Cuba Archive has published on its website a report entitled "How many political prisoners are there in Cuba?" Following is a summary of the 4-page report (see the report for details and sources).
Files recovered from the former Stasi, political police of the communist German Democratic Republic, indicate there were 18,000 prisoners in Cuba in 1965 and 3,300 in 1978. The Mitrokhin archives of the former Soviet KGB has at least one reference of 8,000 prisoners in Cuba in 1974. Cuban researcher Efrén Córdova reports of 19,000 political prisoners in 1967. Former prisoner of conscience Ambassador Armando Valladares that when he was imprisoned (1960 to 1982), the number of "counterrevolutionary" prisoners island-wide was, according to a blackboard at the Castillo del Príncipe prison, 82,000. According to Valladares, his fellow political prisoners estimated that there were at least 200 prisons and labor camps in Cuba.

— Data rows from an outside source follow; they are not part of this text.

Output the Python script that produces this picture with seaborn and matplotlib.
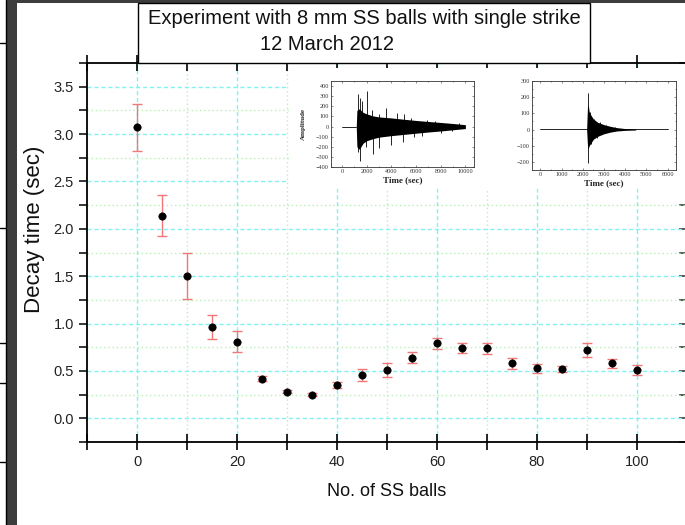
import matplotlib
matplotlib.use("Agg")
import matplotlib.pyplot as plt
import seaborn as sns
from matplotlib.patches import Rectangle
from matplotlib.lines import Line2D
from matplotlib.ticker import MultipleLocator

# main plot: decay time vs number of balls
balls = [0, 5, 10, 15, 20, 25, 30, 35, 40, 45, 50, 55, 60, 65, 70, 75, 80, 85, 90, 95, 100]
decay = [3.07, 2.14, 1.50, 0.96, 0.81, 0.42, 0.28, 0.25, 0.35, 0.46, 0.51, 0.64,
         0.79, 0.74, 0.74, 0.58, 0.53, 0.52, 0.72, 0.58, 0.51]
decay_err = [0.245, 0.215, 0.245, 0.127, 0.11, 0.025, 0.015, 0.012, 0.035, 0.065, 0.074,
             0.058, 0.056, 0.05, 0.058, 0.057, 0.047, 0.035, 0.076, 0.045, 0.057]

# inset 1: long ring-down, envelope + single peaks
flat1_t = [0, 1150]
flat1_amp = [0, 0]
env1_t = [1150, 1200, 1400, 1700, 2000, 2500, 3000, 4000, 5000, 6000, 7000, 8000, 9000, 10000]
env1_hi = [0, 160, 175, 140, 125, 105, 95, 85, 72, 60, 50, 40, 30, 18]
env1_lo = [0, -200, -225, -165, -140, -120, -105, -90, -78, -66, -54, -44, -32, -20]
peak1_t = [1250, 1420, 1590, 2010, 2420, 2960, 3540, 4430, 5000, 5600, 6850, 7500, 8060, 8920, 9500,
           1300, 1480, 1900, 2500, 2960, 3980, 4970, 5800, 6450, 8010, 8900]
peak1_amp = [325, 280, 250, 348, 165, 120, 185, 135, 120, 80, 60, 50, 36, 22, 30,
             -250, -340, -200, -270, -215, -185, -155, -100, -90, -62, -46]

# inset 2: short ring-down
flat2_t = [0, 6000]
flat2_amp = [2, 2]
env2_t = [2180, 2220, 2260, 2300, 2400, 2500, 2700, 3000, 3300, 3600, 4000, 4500]
env2_hi = [0, 140, 150, 110, 85, 65, 45, 30, 20, 12, 6, 3]
env2_lo = [0, -100, -120, -100, -80, -60, -42, -26, -16, -9, -5, -3]
peak2_t = [2250, 2265, 2330, 2400, 2520, 2650, 2800, 3100, 3500]
peak2_amp = [228, -208, 110, -90, 65, -50, 45, 30, 18]

sns.set_theme(style="ticks")
plt.rcParams['font.family'] = ['Liberation Sans', 'DejaVu Sans']

W, H = 685, 525
fig = plt.figure(figsize=(W / 100, H / 100), dpi=100)
fig.patch.set_facecolor('white')

# page decoration at the left / top edge of the screenshot
fig.patches.append(Rectangle((7 / W, 0), 10 / W, 1, transform=fig.transFigure,
                             fc='#3d3d3d', ec='none', zorder=0))
fig.patches.append(Rectangle((17 / W, 1 - 3 / H), 1, 3 / H, transform=fig.transFigure,
                             fc='#3d3d3d', ec='none', zorder=0))
fig.lines.append(Line2D([6 / W, 6 / W], [0, 1], transform=fig.transFigure, color='black', lw=1))
for yy in [43, 228, 343, 383, 462]:
    fig.lines.append(Line2D([0, 6 / W], [1 - yy / H, 1 - yy / H], transform=fig.transFigure,
                            color='black', lw=1))

ax = fig.add_axes([87 / W, 83 / H, 600 / W, 379 / H])
ax.set_axisbelow(True)

ax.errorbar(balls, decay, yerr=decay_err, fmt='none', ecolor='#f07878',
            elinewidth=1, capsize=3.5, capthick=1, zorder=2)
sns.scatterplot(x=balls, y=decay, color='black', s=28, edgecolor='black', linewidth=0.5,
                zorder=3, ax=ax)

ax.set_xlim(-10, 110)
ax.set_ylim(-0.25, 3.75)
ax.xaxis.set_major_locator(MultipleLocator(20))
ax.xaxis.set_minor_locator(MultipleLocator(10))
ax.yaxis.set_major_locator(MultipleLocator(0.5))
ax.yaxis.set_minor_locator(MultipleLocator(0.25))
ax.yaxis.set_major_formatter(lambda v, p: f"{v:.1f}")

ax.grid(which='major', color='#86f0f0', ls=(0, (3, 2)), lw=1.0, snap=True)
ax.grid(which='minor', color='#b8f0b8', ls=(0, (1, 2)), lw=1.0, snap=True)

for s in ax.spines.values():
    s.set_linewidth(1.3)
    s.set_color('black')
# x ticks on bottom and top, crossing the spine
ax.tick_params(axis='x', which='both', direction='inout', length=11, width=1.2,
               top=True, labelsize=10.5, pad=4, colors='black', labelcolor='#222222')
ax.tick_params(axis='y', which='both', direction='out', length=6, width=1.1,
               labelsize=10.5, colors='black', labelcolor='#222222')

ax.set_xlabel('No. of SS balls', fontsize=13, labelpad=10, color='#111111')
ax.set_ylabel('Decay time (sec)', fontsize=16, color='#111111')
ax.yaxis.set_label_coords(-0.07, 0.56)

# white area of the pasted waveform pictures hides the grid
ax.add_patch(Rectangle((0.337, 0.667), 0.67, 0.32, transform=ax.transAxes,
                       fc='white', ec='none', zorder=1))

# ticks on the right spine point inwards
right = ax.secondary_yaxis('right')
right.yaxis.set_major_locator(MultipleLocator(0.5))
right.yaxis.set_minor_locator(MultipleLocator(0.25))
right.tick_params(which='both', direction='in', length=6, width=1.1, labelright=False)
right.grid(False)

serif = ['Liberation Serif', 'DejaVu Serif']


def waveform(axi, flat_t, flat_amp, env_t, env_hi, env_lo, peak_t, peak_amp):
    sns.lineplot(x=flat_t, y=flat_amp, color='black', lw=0.6, ax=axi)
    axi.fill_between(env_t, env_lo, env_hi, color='black', lw=0)
    axi.vlines(peak_t, 0, peak_amp, color='black', lw=0.6)
    for s in axi.spines.values():
        s.set_linewidth(0.6)
        s.set_color('#333333')
    axi.tick_params(which='both', direction='in', length=1.5, width=0.4,
                    top=True, right=True, labelsize=4.5, pad=1.5, colors='#333333')
    axi.tick_params(which='minor', length=1)
    for lab in axi.get_xticklabels() + axi.get_yticklabels():
        lab.set_family(serif)
    axi.set_xlabel('Time (sec)', fontsize=6.5, family=serif, fontweight='bold',
                   labelpad=1.5, color='#222222')


ax1 = fig.add_axes([331 / W, 1 - 167 / H, 143 / W, 86 / H])
ax1.set_xlim(-900, 10700)
ax1.set_ylim(-400, 450)
ax1.xaxis.set_major_locator(MultipleLocator(2000))
ax1.xaxis.set_minor_locator(MultipleLocator(1000))
ax1.set_yticks(range(-400, 401, 100))
waveform(ax1, flat1_t, flat1_amp, env1_t, env1_hi, env1_lo, peak1_t, peak1_amp)
ax1.set_ylabel('Amplitude', fontsize=5, family=serif, fontweight='bold',
               labelpad=7, color='#222222')

ax2 = fig.add_axes([532 / W, 1 - 170 / H, 144 / W, 89 / H])
ax2.set_xlim(-400, 6400)
ax2.set_ylim(-250, 300)
ax2.xaxis.set_major_locator(MultipleLocator(1000))
ax2.xaxis.set_minor_locator(MultipleLocator(500))
ax2.yaxis.set_major_locator(MultipleLocator(100))
ax2.yaxis.set_minor_locator(MultipleLocator(50))
waveform(ax2, flat2_t, flat2_amp, env2_t, env2_hi, env2_lo, peak2_t, peak2_amp)

# title box, its lower edge sits on the top spine
fig.patches.append(Rectangle((138 / W, 1 - 63 / H), 452 / W, 60 / H, transform=fig.transFigure,
                             fc='white', ec='black', lw=1, zorder=10))
fig.text(364 / W, 1 - 19 / H, 'Experiment with 8 mm SS balls with single strike',
         ha='center', va='center', fontsize=14.5, color='#111111', zorder=11)
fig.text(327 / W, 1 - 45 / H, '12 March 2012', ha='center', va='center',
         fontsize=14.5, color='#111111', zorder=11)

fig.savefig('out.png', dpi=100)
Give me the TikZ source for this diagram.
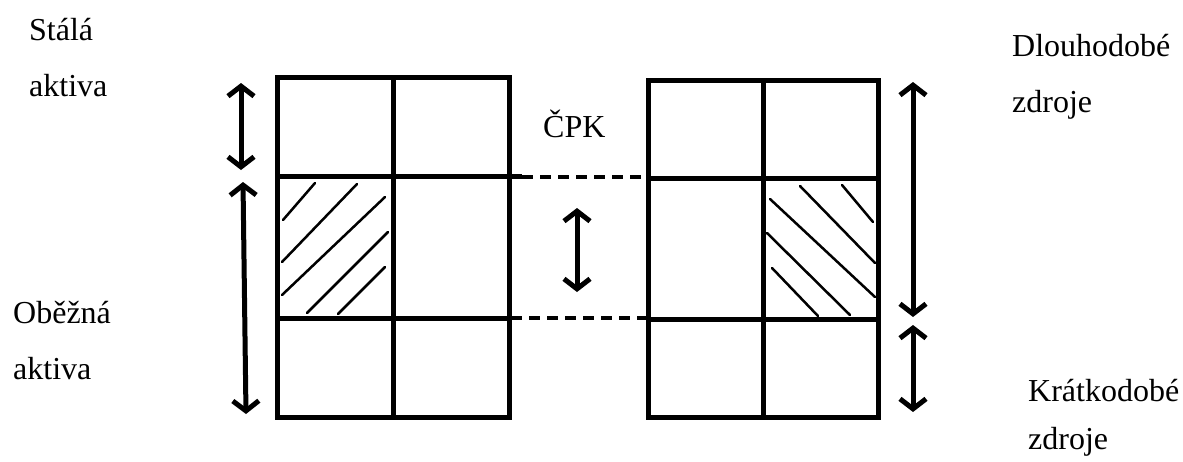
\documentclass[tikz,border=0pt]{standalone}
\usepackage{fontspec}
\setmainfont{Liberation Serif}
\usetikzlibrary{arrows.meta}
\begin{document}
\begin{tikzpicture}[x=1pt,y=-1pt,
  boxline/.style={line width=5pt},
  hatchline/.style={line width=2.5pt,line cap=round},
  dashline/.style={line width=3.5pt,dash pattern=on 11pt off 7pt},
  dim/.style={line width=5pt,{Straight Barb[length=10pt,width=26pt,line width=5pt]}-{Straight Barb[length=10pt,width=26pt,line width=5pt]}},
  lbl/.style={anchor=base west,inner sep=0pt,font=\fontsize{32}{38}\selectfont}]
\useasboundingbox (0,0) rectangle (1183,461);
% left box (assets)
\draw[boxline] (277,77) rectangle (509,417);
\draw[boxline] (393,77) -- (393,417);
\draw[boxline] (277,176) -- (522,176);
\draw[boxline] (277,318) -- (509,318);
% right box (sources)
\draw[boxline] (648,80) rectangle (878,417);
\draw[boxline] (763,80) -- (763,417);
\draw[boxline] (648,178) -- (878,178);
\draw[boxline] (648,319) -- (878,319);
% dashed links
\coordinate (d1a) at (522,177);
\coordinate (d1b) at (646,177);
\coordinate (d2a) at (511,318);
\coordinate (d2b) at (646,318);
\draw[dashline] (d1a) -- (d1b);
\draw[dashline] (d2a) -- (d2b);
% hatching left
\draw[hatchline] (283,220) -- (315,183);
\draw[hatchline] (282,262) -- (357,184);
\draw[hatchline] (282,295) -- (385,197);
\draw[hatchline] (307,313) -- (388,232);
\draw[hatchline] (338,314) -- (385,267);
% hatching right
\draw[hatchline] (842,185) -- (873,222);
\draw[hatchline] (800,186) -- (875,263);
\draw[hatchline] (770,199) -- (875,297);
\draw[hatchline] (767,233) -- (850,315);
\draw[hatchline] (772,268) -- (818,316);
% dimension arrows
\coordinate (a1t) at (241,83);  \coordinate (a1b) at (241,170);
\coordinate (a2t) at (243,182); \coordinate (a2b) at (246,414);
\coordinate (a3t) at (577,208); \coordinate (a3b) at (577,292);
\coordinate (a4t) at (913,82);  \coordinate (a4b) at (913,317);
\coordinate (a5t) at (913,325); \coordinate (a5b) at (913,412);
\draw[dim] (a1t) -- (a1b);
\draw[dim] (a2t) -- (a2b);
\draw[dim] (a3t) -- (a3b);
\draw[dim] (a4t) -- (a4b);
\draw[dim] (a5t) -- (a5b);
% labels
\node[lbl] (sa1) at (29,40) {Stálá};
\node[lbl] (sa2) at (29,96) {aktiva};
\node[lbl] (oa1) at (13,323) {Oběžná};
\node[lbl] (oa2) at (13,379) {aktiva};
\node[lbl] (dz1) at (1012,56) {Dlouhodobé};
\node[lbl] (dz2) at (1012,112) {zdroje};
\node[lbl] (kz1) at (1028,401) {Krátkodobé};
\node[lbl] (kz2) at (1028,449) {zdroje};
\node[lbl] (cpk) at (543,137) {ČPK};
\end{tikzpicture}
\end{document}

In June 2018, the Cuban Commission for Human Rights and National Reconciliation, CCDHRN, reported 120 prisoners for political reasons as of May 31, 2018. It notes that these individuals are "held in maximum security” -96 are opponents or disaffected to the regime and 24 are prisoners accused of employing or planning to use some form of force or violence to carry out "acts against the security of the State.” The list does not include individuals held in minimum security facilities or labor camps or many thousands of Cubans who are not members of an opposition political movement but are believed to be imprisoned for underlying political reasons yet sentenced and reported otherwise.
Given the nature of the Cuban system, the definition of "political prisoner" reflects changing circumstances. Once the mass executions ceased, armed insurrections were defeated, the remaining resistance was mostly exiled, and the massive political imprisonment of the 1960s diminished, the regime was able to institutionalize terror and indoctrination to subdue the population; this considerably reduced direct confrontation with the government. Also, mass migration from the earliest days of the revolution has allowed the most disaffected Cubans to leave the country or devote their hope and energies to finding ways to do so, reducing interest and resources to oppose the regime. It is, thus, not necessary to impose patently political prison sentences.